Start of Record excerpts
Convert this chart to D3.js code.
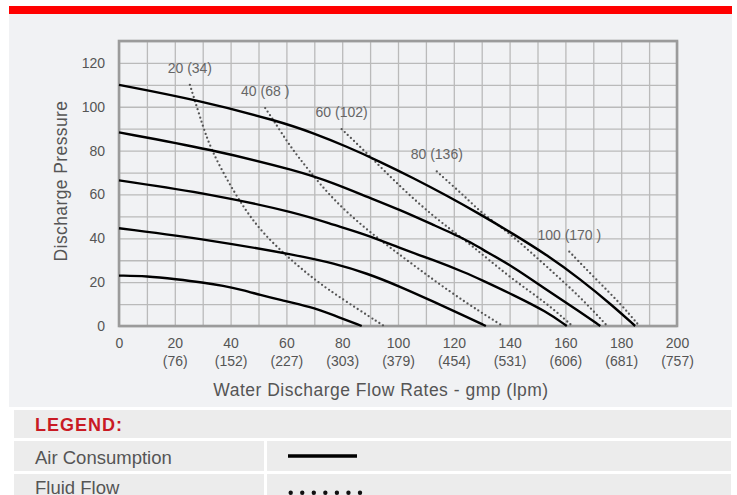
<!DOCTYPE html>
<meta charset="utf-8">
<style>
body { margin: 0; background: #fff; }
svg text { font-family: "Liberation Sans", Arial, sans-serif; }
.grid line { stroke: #bababa; stroke-width: 1.3px; }
.grid path { display: none; }
.axis path, .axis line { display: none; }
.axis text { fill: #555; font-size: 14px; }
.air { fill: none; stroke: #000; stroke-width: 2.4px; }
.fluid { fill: none; stroke: #555; stroke-width: 2.3px; stroke-dasharray: 0 4.3; stroke-linecap: round; }
.flabel { fill: #666; font-size: 14px; text-anchor: middle; }
</style>
<svg width="737" height="495"></svg>
<script src="https://d3js.org/d3.v7.min.js"></script>
<script>

// tick labels
var gpmTicks = [0, 20, 40, 60, 80, 100, 120, 140, 160, 180, 200];
var lpmTicks = ["", "(76)", "(152)", "(227)", "(303)", "(379)", "(454)", "(531)", "(606)", "(681)", "(757)"];
var psiTicks = [0, 20, 40, 60, 80, 100, 120];

// air consumption curves  [gpm, pressure]
var air110 = [[0,110],[27.8,103.2],[57.7,93.3],[69.6,88],[81.6,81.9],[93.5,75],[105.5,67.5],[117.5,59.5],[129.4,51],[141.3,42],[153.3,32.5],[165.2,21.5],[177.2,9],[185,0]];
var air88  = [[0,88.3],[32.6,80.7],[64.9,70.5],[76.8,65.2],[88.8,59],[100.7,53],[112.7,46.1],[124.6,39.3],[129.4,35.5],[141.3,27.1],[153.3,16.4],[165.2,6.5],[172.5,0]];
var air66  = [[0,66.4],[32.6,60.3],[64.9,51.3],[76.8,46.1],[88.8,41.6],[100.7,35.5],[112.7,30.1],[124.6,24.1],[129.4,21.3],[141.3,14.2],[153.3,6.5],[160.5,0]];
var air44  = [[0,44.6],[32.6,39.3],[64.9,32],[76.8,28.6],[88.8,24.1],[100.7,18],[112.7,11.1],[124.6,4.2],[131.5,0]];
var air22  = [[0,23],[9.9,22.8],[20.6,21.3],[30.1,19.8],[37.3,18.4],[44.4,16.4],[50.5,14.2],[57.7,11.9],[68.5,8.8],[76.8,5],[87,0]];

// fluid flow curves
var fluid20  = [[25.4,110],[29,95.5],[32.6,81.1],[41,61.3],[49.3,45.3],[58.9,33.2],[67.9,23.3],[76.8,14.9],[95,0]];
var fluid40  = [[52.4,99.4],[55.3,94],[61.3,81.9],[67.9,71.2],[76.8,57.5],[88.8,43.8],[100.7,32.4],[112.7,21],[124.6,10.4],[134.2,2.7],[137.5,0]];
var fluid60  = [[79.8,89.8],[88.8,78.9],[100.7,63.6],[112.7,49.9],[124.6,38.5],[129.4,33.5],[141.3,21],[153.3,10.4],[162.5,0]];
var fluid80  = [[113.9,70.5],[124.6,58.3],[129.4,52.2],[136.6,45.3],[141.3,40.8],[153.3,27.1],[165.2,13.4],[175,0]];
var fluid100 = [[161.4,33.9],[171.2,21],[179.6,10.4],[186.5,0]];
var fluidLabels = ["20 (34)", "40 (68 )", "60 (102)", "80 (136)", "100 (170 )"];

var airSeries = [air110, air88, air66, air44, air22];
var fluidSeries = [fluid20, fluid40, fluid60, fluid80, fluid100];

var svg = d3.select("svg");

// page frame
svg.append("rect").attr("x", 9).attr("y", 14).attr("width", 723).attr("height", 393).attr("fill", "#f1f2f4");
svg.append("rect").attr("x", 9).attr("y", 6).attr("width", 723).attr("height", 8).attr("fill", "#ff0000");

var margin = {top: 41, left: 119},
    w = 558, h = 285;

var x = d3.scaleLinear().domain([0, 200]).range([0, w]),
    y = d3.scaleLinear().domain([0, 130]).range([h, 0]);

var g = svg.append("g").attr("transform", "translate(" + margin.left + "," + margin.top + ")");

// grid every 10 units
g.append("g").attr("class", "grid")
    .attr("transform", "translate(0," + h + ")")
    .call(d3.axisBottom(x).tickValues(d3.range(0, 201, 10)).tickSize(-h).tickFormat(""));
g.append("g").attr("class", "grid")
    .call(d3.axisLeft(y).tickValues(d3.range(0, 131, 10)).tickSize(-w).tickFormat(""));

g.append("rect")
    .attr("width", w).attr("height", h)
    .attr("fill", "none").attr("stroke", "#9b9b9b").attr("stroke-width", 2.6);

// axes
var xAxis = g.append("g").attr("class", "axis")
    .attr("transform", "translate(0," + h + ")")
    .call(d3.axisBottom(x).tickValues(gpmTicks).tickSize(0).tickPadding(12));
xAxis.selectAll("text").each(function(d, i) {
  d3.select(this).append("tspan").attr("x", 0).attr("dy", "1.3em").text(lpmTicks[i]);
});

g.append("g").attr("class", "axis")
    .call(d3.axisLeft(y).tickValues(psiTicks).tickSize(0).tickPadding(14));

// axis titles
svg.append("text")
    .attr("x", 381).attr("y", 396)
    .attr("text-anchor", "middle")
    .attr("fill", "#555")
    .style("font-size", "17.5px")
    .style("letter-spacing", "0.5px")
    .text("Water Discharge Flow Rates - gmp (lpm)");

svg.append("text")
    .attr("transform", "translate(67,181) rotate(-90)")
    .attr("text-anchor", "middle")
    .attr("fill", "#555")
    .style("font-size", "17.5px")
    .style("letter-spacing", "0.4px")
    .text("Discharge Pressure");

var line = d3.line()
    .curve(d3.curveBasis)
    .x(function(d) { return x(d[0]); })
    .y(function(d) { return y(d[1]); });

g.selectAll(".fluid")
    .data(fluidSeries)
    .enter().append("path")
    .attr("class", "fluid")
    .attr("d", line);

g.selectAll(".air")
    .data(airSeries)
    .enter().append("path")
    .attr("class", "air")
    .attr("d", line);

// fluid labels just above the start of each dotted curve
g.selectAll(".flabel")
    .data(fluidSeries)
    .enter().append("text")
    .attr("class", "flabel")
    .attr("x", function(d) { return x(d[0][0]); })
    .attr("y", function(d) { return y(d[0][1]) - 12; })
    .text(function(d, i) { return fluidLabels[i]; });

// legend table
var lg = svg.append("g");
lg.append("rect").attr("x", 14).attr("y", 410).attr("width", 717).attr("height", 28).attr("fill", "#ececec");
lg.append("rect").attr("x", 14).attr("y", 441).attr("width", 250).attr("height", 30).attr("fill", "#ececec");
lg.append("rect").attr("x", 267).attr("y", 441).attr("width", 464).attr("height", 30).attr("fill", "#ececec");
lg.append("rect").attr("x", 14).attr("y", 474).attr("width", 250).attr("height", 30).attr("fill", "#ececec");
lg.append("rect").attr("x", 267).attr("y", 474).attr("width", 464).attr("height", 30).attr("fill", "#ececec");

lg.append("text")
    .attr("x", 35).attr("y", 431)
    .attr("fill", "#c91a24")
    .style("font-size", "18px")
    .style("font-weight", "bold")
    .style("letter-spacing", "1px")
    .text("LEGEND:");
lg.append("text")
    .attr("x", 35).attr("y", 464)
    .attr("fill", "#555")
    .style("font-size", "18.5px")
    .text("Air Consumption");
lg.append("text")
    .attr("x", 35).attr("y", 494)
    .attr("fill", "#555")
    .style("font-size", "18.5px")
    .text("Fluid Flow");

lg.append("line")
    .attr("x1", 288).attr("x2", 357).attr("y1", 456).attr("y2", 456)
    .attr("stroke", "#000").attr("stroke-width", 3.6);
lg.append("line")
    .attr("x1", 290.7).attr("x2", 361).attr("y1", 492.7).attr("y2", 492.7)
    .attr("stroke", "#111").attr("stroke-width", 4.4)
    .attr("stroke-linecap", "round")
    .attr("stroke-dasharray", "0 11.55");

</script>
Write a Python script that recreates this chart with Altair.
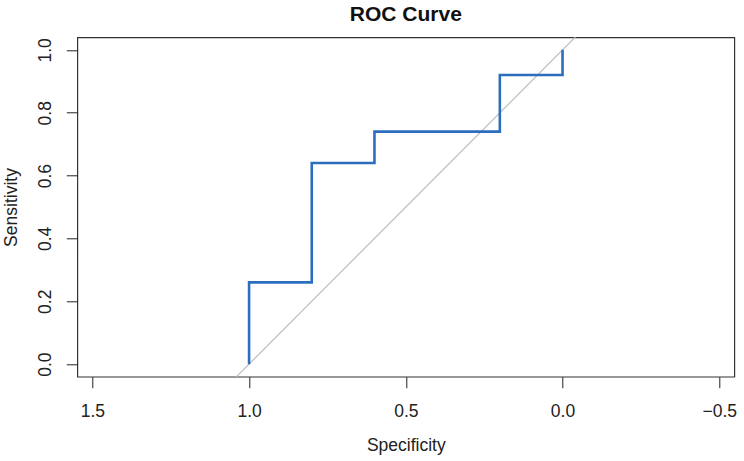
End of Record excerpts
Lines of the material that contain the word "this" are to be gathered.

Convert this chart to D3.js code.
  d3.select(this).append("tspan").attr("x", 0).attr("dy", "1.3em").text(lpmTicks[i]);
Write a Python script that recreates this chart with Altair.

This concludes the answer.